* Begin Given data *

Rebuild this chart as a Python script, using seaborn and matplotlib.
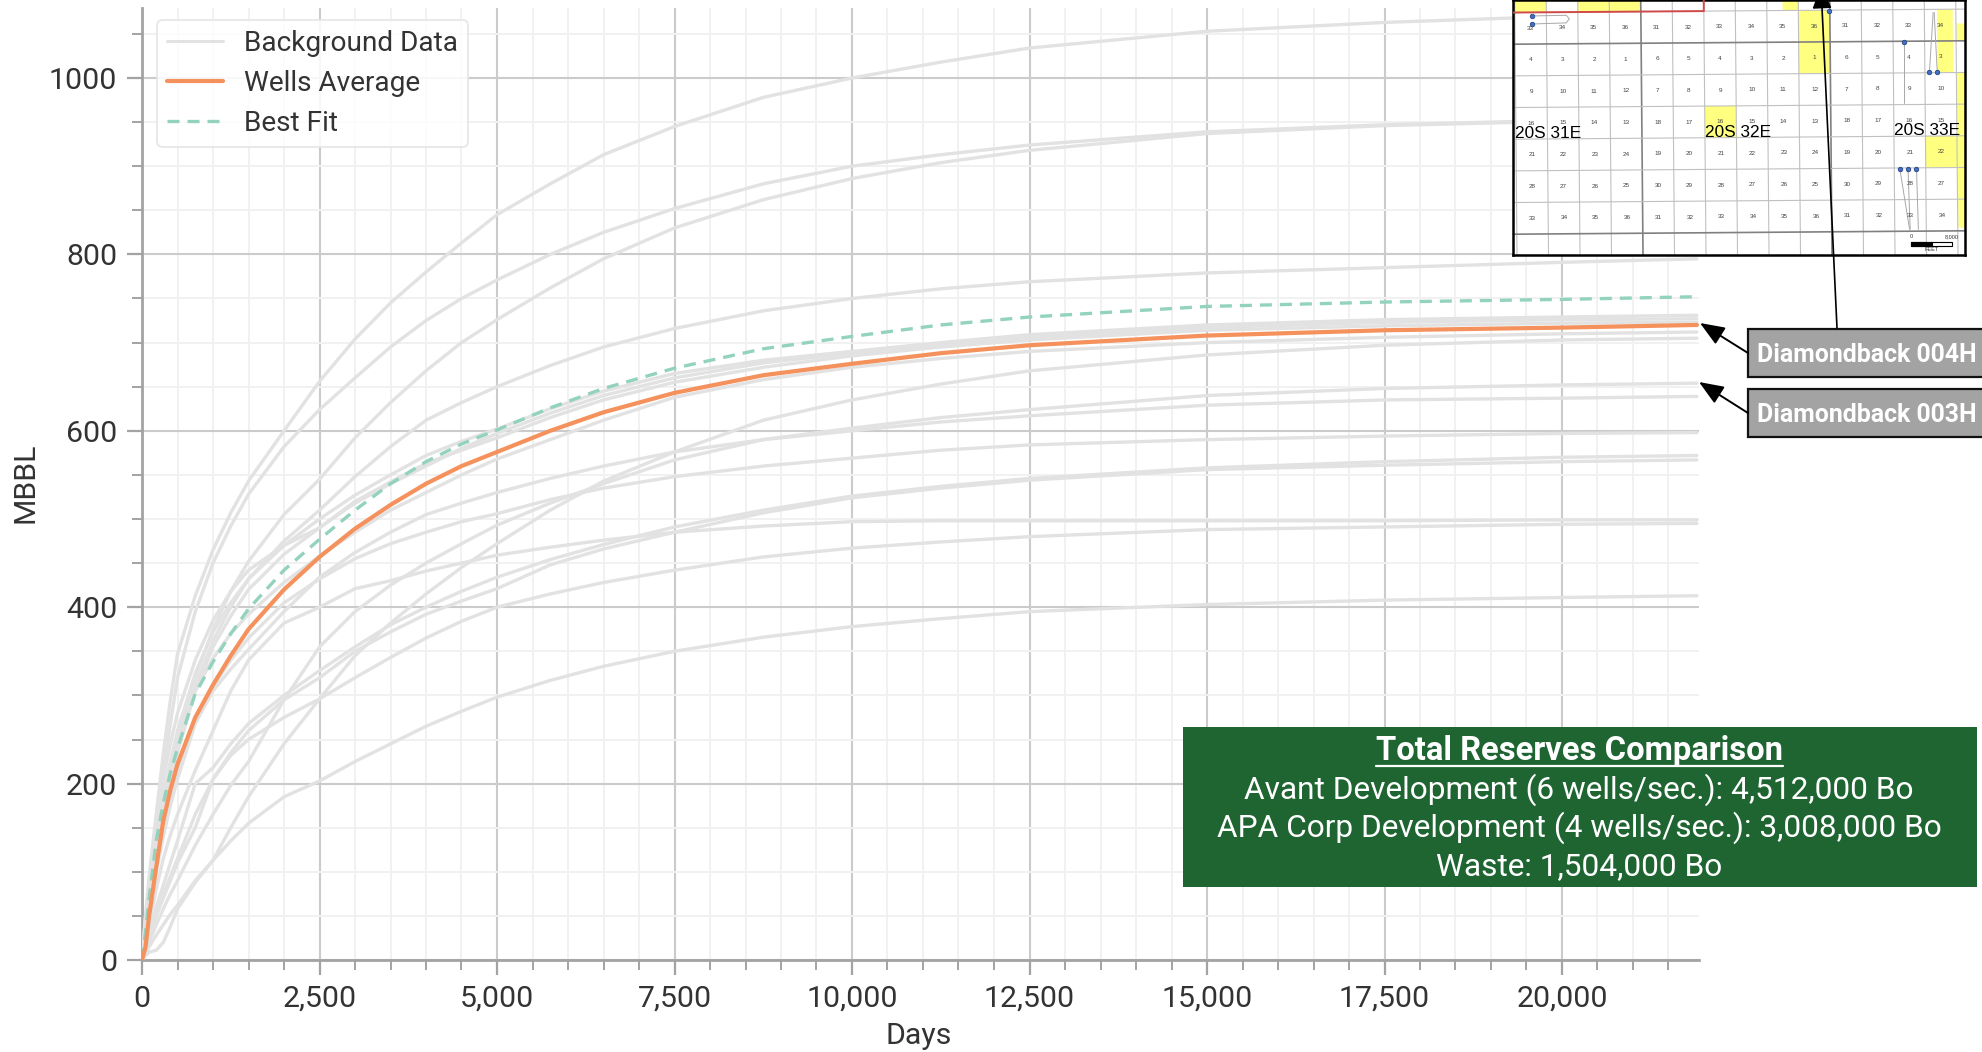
import numpy as np
import pandas as pd
import matplotlib
matplotlib.use("Agg")
import matplotlib.pyplot as plt
from matplotlib.ticker import MultipleLocator, FuncFormatter
from matplotlib.patches import Rectangle, Polygon
import seaborn as sns

DAYS = [0, 50, 100, 200, 300, 400, 500, 750, 1000, 1250, 1500, 2000, 2500, 3000, 3500, 4000, 4500, 5000, 5750, 6500, 7500, 8750, 10000, 11250, 12500, 15000, 17500, 20000, 21900]

BG_A = [0, 50, 95, 165, 234, 295, 347, 413, 465, 507, 543, 600, 656, 704, 745, 780, 813, 845, 880, 913, 945, 978, 1000, 1018, 1034, 1053, 1063, 1070, 1074]
BG_B = [0, 45, 85, 150, 210, 268, 320, 395, 450, 492, 528, 582, 624, 660, 695, 725, 750, 771, 800, 825, 852, 880, 900, 913, 924, 939, 947, 952, 955]
BG_C = [0, 30, 60, 120, 170, 212, 250, 320, 375, 418, 452, 505, 545, 592, 632, 668, 700, 726, 762, 795, 830, 862, 886, 904, 918, 937, 946, 951, 953]
BG_D = [0, 30, 60, 115, 165, 205, 240, 310, 362, 400, 432, 475, 510, 548, 582, 612, 632, 650, 674, 695, 716, 736, 750, 761, 769, 779, 785, 791, 795]
BG_E1 = [0, 35, 70, 135, 185, 225, 260, 325, 372, 405, 432, 470, 500, 527, 550, 572, 588, 602, 625, 645, 665, 680, 690, 700, 709, 720, 726, 729, 731]
BG_E2 = [0, 30, 60, 115, 165, 202, 235, 305, 355, 390, 420, 460, 490, 520, 542, 563, 578, 592, 615, 635, 655, 672, 685, 695, 703, 714, 719, 722, 723]
BG_E3 = [0, 50, 85, 150, 205, 245, 280, 340, 385, 418, 442, 470, 490, 518, 540, 560, 580, 597, 620, 640, 660, 677, 688, 698, 706, 717, 723, 726, 727]
BG_F1 = [0, 40, 75, 135, 180, 218, 250, 305, 342, 370, 392, 428, 458, 485, 510, 530, 550, 568, 590, 612, 638, 658, 672, 682, 690, 700, 706, 710, 712]
BG_F2 = [0, 8, 15, 28, 40, 52, 62, 90, 113, 150, 185, 245, 296, 345, 382, 415, 445, 472, 510, 543, 576, 612, 635, 653, 668, 686, 697, 703, 705]
BG_G = [0, 10, 20, 40, 58, 75, 90, 130, 165, 198, 225, 295, 355, 395, 425, 450, 472, 493, 518, 540, 567, 590, 603, 615, 624, 640, 648, 652, 654]
BG_H = [0, 25, 50, 100, 140, 175, 205, 268, 305, 330, 352, 395, 434, 462, 485, 505, 518, 530, 546, 560, 576, 590, 600, 610, 617, 629, 635, 637, 639]
BG_I = [0, 30, 55, 105, 150, 185, 215, 270, 310, 340, 365, 405, 432, 455, 472, 485, 497, 506, 522, 535, 548, 560, 569, 578, 584, 590, 594, 597, 598]
BG_K1 = [0, 15, 30, 60, 85, 110, 135, 200, 218, 245, 268, 300, 328, 355, 380, 400, 418, 434, 454, 471, 491, 510, 526, 537, 546, 558, 565, 570, 572]
BG_K2 = [0, 12, 25, 50, 75, 95, 115, 165, 205, 235, 260, 295, 320, 350, 372, 392, 407, 421, 448, 466, 485, 507, 524, 535, 544, 556, 561, 565, 567]
BG_L = [0, 20, 40, 80, 115, 142, 165, 215, 260, 305, 340, 382, 400, 421, 430, 441, 450, 459, 468, 476, 485, 492, 497, 498, 498, 498, 498, 499, 499]
BG_M = [0, 12, 25, 50, 70, 90, 110, 150, 205, 232, 250, 275, 296, 320, 343, 365, 384, 400, 415, 428, 442, 457, 467, 474, 480, 488, 491, 494, 495]
BG_N = [0, 5, 9, 11, 20, 38, 58, 88, 113, 135, 155, 185, 203, 225, 245, 265, 282, 298, 317, 333, 350, 366, 378, 387, 395, 403, 408, 411, 413]

WELLS_AVG = [0, 15, 50, 105, 158, 193, 222, 275, 312, 345, 375, 420, 457, 489, 516, 540, 560, 576, 600, 621, 643, 663, 676, 688, 697, 708, 714, 717, 720]
BEST_FIT = [0, 32, 70, 135, 178, 212, 240, 302, 338, 370, 398, 442, 477, 510, 540, 565, 585, 601, 626, 648, 671, 693, 707, 720, 729, 741, 746, 749, 752]

BG_CURVES = [BG_A, BG_B, BG_C, BG_D, BG_E1, BG_E2, BG_E3, BG_F1, BG_F2, BG_G, BG_H, BG_I, BG_K1, BG_K2, BG_L, BG_M, BG_N]

X_TICKS = [0, 2500, 5000, 7500, 10000, 12500, 15000, 17500, 20000]
Y_TICKS = [0, 200, 400, 600, 800, 1000]

LEGEND_LABELS = ["Background Data", "Wells Average", "Best Fit"]
CALLOUTS = ["Diamondback 004H", "Diamondback 003H"]
BOX_TITLE = "Total Reserves Comparison"
BOX_LINES = ["Avant Development (6 wells/sec.): 4,512,000 Bo",
             "APA Corp Development (4 wells/sec.): 3,008,000 Bo",
             "Waste: 1,504,000 Bo"]

SECTION_ROWS = [
    [33, 34, 35, 36, 31, 32, 33, 34, 35, 36, 31, 32, 33, 34],
    [4, 3, 2, 1, 6, 5, 4, 3, 2, 1, 6, 5, 4, 3],
    [9, 10, 11, 12, 7, 8, 9, 10, 11, 12, 7, 8, 9, 10],
    [16, 15, 14, 13, 18, 17, 16, 15, 14, 13, 18, 17, 16, 15],
    [21, 22, 23, 24, 19, 20, 21, 22, 23, 24, 19, 20, 21, 22],
    [28, 27, 26, 25, 30, 29, 28, 27, 26, 25, 30, 29, 28, 27],
    [33, 34, 35, 36, 31, 32, 33, 34, 35, 36, 31, 32, 33, 34],
]
TOWNSHIPS = ["20S 31E", "20S 32E", "20S 33E"]

GREY = "#e2e2e2"
ORANGE = "#f4915c"
MINT = "#93d3bd"
AXIS = "#a3a3a3"
TEXT = "#333333"
FIT_DASH = (0, (3.6, 2.4))

sns.set_theme(style="white")
plt.rcParams["font.family"] = ["Roboto", "DejaVu Sans"]

W, H = 1982, 1052
fig = plt.figure(figsize=(W / 100, H / 100), dpi=100, facecolor="white")

AX_L, AX_R, AX_T, AX_B = 142, 1699, 8, 960
ax = fig.add_axes([AX_L / W, 1 - AX_B / H, (AX_R - AX_L) / W, (AX_B - AX_T) / H])

df = pd.DataFrame({
    "Days": DAYS * len(BG_CURVES),
    "MBBL": sum(BG_CURVES, []),
    "well": np.repeat(np.arange(len(BG_CURVES)), len(DAYS)),
})
sns.lineplot(data=df, x="Days", y="MBBL", units="well", estimator=None, color=GREY,
             lw=2.4, ax=ax, legend=False, zorder=3)
bg_handle = plt.Line2D([], [], color=GREY, lw=2.2)
sns.lineplot(x=DAYS, y=WELLS_AVG, color=ORANGE, lw=3.0, ax=ax, legend=False, zorder=5)
avg_handle = plt.Line2D([], [], color=ORANGE, lw=3.0)
sns.lineplot(x=DAYS, y=BEST_FIT, color=MINT, lw=2.4, ax=ax, legend=False, zorder=4,
             linestyle=FIT_DASH)
fit_handle = plt.Line2D([], [], color=MINT, lw=2.4, linestyle=FIT_DASH)

ax.set_xlim(0, (AX_R - AX_L) / 0.071)
ax.set_ylim(0, (AX_B - AX_T) / 0.882)
ax.set_xticks(X_TICKS)
ax.set_yticks(Y_TICKS)
ax.xaxis.set_minor_locator(MultipleLocator(500))
ax.yaxis.set_minor_locator(MultipleLocator(50))
ax.xaxis.set_major_formatter(FuncFormatter(lambda v, p: f"{int(v):,}"))
ax.set_axisbelow(True)
ax.grid(True, which="major", color="#cbcbcb", lw=1.5)
ax.grid(True, which="minor", color="#f1f1f1", lw=1.4)
for s in ["top", "right"]:
    ax.spines[s].set_visible(False)
for s in ["left", "bottom"]:
    ax.spines[s].set_color(AXIS)
    ax.spines[s].set_linewidth(2.0)
ax.tick_params(which="major", length=10.8, width=1.6, color=AXIS, labelsize=21.8, labelcolor=TEXT, pad=7)
ax.tick_params(which="minor", length=7.2, width=1.4, color=AXIS)
ax.tick_params(which="both", bottom=True, left=True)
ax.set_xlabel("Days", fontsize=21.8, color=TEXT)
ax.set_ylabel("MBBL", fontsize=21.8, color=TEXT)
ax.xaxis.set_label_coords((919 - AX_L) / (AX_R - AX_L), -(1036 - AX_B) / (AX_B - AX_T), transform=ax.transAxes)
ax.xaxis.label.set_va("center")
ax.yaxis.set_label_coords(-(AX_L - 25) / (AX_R - AX_L), (AX_B - 483) / (AX_B - AX_T))
ax.yaxis.label.set_va("center")

leg = ax.legend([bg_handle, avg_handle, fit_handle], LEGEND_LABELS, loc="upper left",
                bbox_to_anchor=((157 - AX_L) / (AX_R - AX_L), 1 - (20 - AX_T) / (AX_B - AX_T)),
                borderaxespad=0, fontsize=20.2, frameon=True, framealpha=0.85, edgecolor="#e6e6e6",
                fancybox=True, handlelength=2.0, handletextpad=0.75, labelspacing=0.46,
                borderpad=0.36, labelcolor=TEXT)
leg.get_frame().set_linewidth(1.5)
leg.set_zorder(6)

# ---- inset section map ----
MAP_L, MAP_R, MAP_T, MAP_B = 1513, 1965, 0, 255
mp = fig.add_axes([MAP_L / W, 1 - MAP_B / H, (MAP_R - MAP_L) / W, (MAP_B - MAP_T) / H], zorder=8)
mp.set_xlim(-0.09, 14.26)
mp.set_ylim(7.71, -0.343)
mp.set_xticks([])
mp.set_yticks([])
for s in mp.spines.values():
    s.set_color("black")
    s.set_linewidth(1.8)


def tilt(c, r):
    return c + 0.009 * (r - 3.5), r - 0.0075 * (c - 7)


YELLOW = "#ffff80"
YELLOW_CELLS = [(0, -1, 1, 1), (2, -1, 2, 1), (8.5, -1, 0.5, 1), (9, 0, 1, 2), (13.4, 0, 0.5, 2),
                (6, 3, 1, 1), (13, 4, 1, 1), (14.02, 0.45, 0.3, 0.55), (14.02, 2, 0.3, 4.9)]
for c, r, w, h in YELLOW_CELLS:
    pts = [tilt(c, r), tilt(c + w, r), tilt(c + w, r + h), tilt(c, r + h)]
    mp.add_patch(Polygon(pts, closed=True, facecolor=YELLOW, edgecolor="none", zorder=1))

for c in range(0, 15):
    thick = c in (4, 10)
    xs, ys = zip(*[tilt(c, -1), tilt(c, 8)])
    mp.plot(xs, ys, color="#808080" if thick else "#c0c0c0", lw=1.2 if thick else 0.8, zorder=2)
for r in range(0, 8):
    thick = r in (1, 7)
    xs, ys = zip(*[tilt(-1, r), tilt(15, r)])
    mp.plot(xs, ys, color="#808080" if thick else "#c0c0c0", lw=1.2 if thick else 0.8, zorder=2)

xs, ys = zip(*[tilt(-1, 0), tilt(6, 0), tilt(6, -1)])
mp.plot(xs, ys, color="#cf4a48", lw=1.4, zorder=3)

for r, row in enumerate(SECTION_ROWS):
    for c, lab in enumerate(row):
        x, y = tilt(c + 0.5, r + 0.5)
        mp.text(x, y, str(lab), fontsize=4.6, color="#444444", ha="center", va="center",
                family="Liberation Sans", zorder=4)

LATERALS = [([0.5, 1.6, 1.7, 1.6, 0.5], [0.16, 0.14, 0.25, 0.38, 0.415]),
            ([13.13, 13.25], [1.94, 0.05]), ([13.38, 13.28], [1.94, 0.05]),
            ([12.32, 12.32], [0.99, 2.9]), ([12.19, 12.5], [4.98, 6.9]),
            ([12.45, 12.52], [4.98, 6.9]), ([12.72, 12.78], [4.98, 6.9])]
for lx, ly in LATERALS:
    mp.plot(lx, ly, color="#a8a8a8", lw=0.7, zorder=3)
DOTS_C = [0.5, 0.5, 9.94, 12.32, 13.13, 13.38, 12.19, 12.45, 12.72]
DOTS_R = [0.16, 0.415, -0.006, 0.99, 1.94, 1.94, 4.98, 4.98, 4.98]
mp.scatter(DOTS_C, DOTS_R, s=11, color="#3d6fc4", edgecolor="#223a7a", linewidth=0.5, zorder=5)

for lab, c, r in zip(TOWNSHIPS, [1.02, 7.05, 13.05], [3.86, 3.83, 3.77]):
    mp.text(c, r, lab, fontsize=12.4, color="black", ha="center", va="center",
            family="Liberation Sans", zorder=6)

mp.add_patch(Rectangle((12.56, 7.3), 1.3, 0.14, facecolor="white", edgecolor="black", lw=0.8, zorder=6))
mp.add_patch(Rectangle((12.56, 7.3), 0.65, 0.14, facecolor="black", edgecolor="black", lw=0.8, zorder=6))
mp.text(12.55, 7.14, "0", fontsize=4, ha="center", va="center", color="#333333", family="Liberation Sans", zorder=6)
mp.text(13.84, 7.14, "8,000", fontsize=4, ha="center", va="center", color="#333333", family="Liberation Sans", zorder=6)
mp.text(13.2, 7.55, "FEET", fontsize=4, ha="center", va="center", color="#333333", family="Liberation Sans", zorder=6)

# ---- overlay in pixel units for annotation boxes ----
ov = fig.add_axes([0, 0, 1, 1], zorder=10)
ov.set_xlim(0, W)
ov.set_ylim(H, 0)
ov.axis("off")
ov.patch.set_alpha(0)

GREEN = "#1e6532"
ov.add_patch(Rectangle((1183, 727), 794, 160, facecolor=GREEN, edgecolor="none"))
ov.text(1579, 751, BOX_TITLE, color="white", fontsize=23.6, fontweight="bold", ha="center", va="center")
ov.plot([1376, 1783], [765.5, 765.5], color="white", lw=1.6)
for t, y in zip(BOX_LINES, [790, 828, 867]):
    ov.text(1579, y, t, color="white", fontsize=22.75, ha="center", va="center")

for y0, y1, t, ty, tip in [(329, 377, CALLOUTS[0], 355, (1700, 323)), (389, 437, CALLOUTS[1], 415, (1699, 382))]:
    ov.add_patch(Rectangle((1748, y0), 300, y1 - y0, facecolor="#a3a3a3", edgecolor="#111111", lw=1.6, clip_on=True))
    ov.text(1757, ty, t, color="white", fontsize=17.9, fontweight="bold", ha="left", va="center")
    ov.annotate("", xy=tip, xytext=(1748, (y0 + y1) / 2),
                arrowprops=dict(arrowstyle="-|>,head_length=0.75,head_width=0.3", color="black", lw=1.4,
                                mutation_scale=20, shrinkA=0, shrinkB=0))
ov.annotate("", xy=(1821, -14), xytext=(1837, 328), annotation_clip=False,
            arrowprops=dict(arrowstyle="-|>,head_length=0.7,head_width=0.3", color="black", lw=1.2,
                            mutation_scale=20, shrinkA=0, shrinkB=0))

fig.savefig("out.png", dpi=100)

* End Given data *

Challenge ::
Return the material line for line, from its beginning to the line that contains "17500, 20000, 21900]", with the pictures left out.

Response to the task ::
Rebuild this chart as a Python script, using seaborn and matplotlib.
import numpy as np
import pandas as pd
import matplotlib
matplotlib.use("Agg")
import matplotlib.pyplot as plt
from matplotlib.ticker import MultipleLocator, FuncFormatter
from matplotlib.patches import Rectangle, Polygon
import seaborn as sns

DAYS = [0, 50, 100, 200, 300, 400, 500, 750, 1000, 1250, 1500, 2000, 2500, 3000, 3500, 4000, 4500, 5000, 5750, 6500, 7500, 8750, 10000, 11250, 12500, 15000, 17500, 20000, 21900]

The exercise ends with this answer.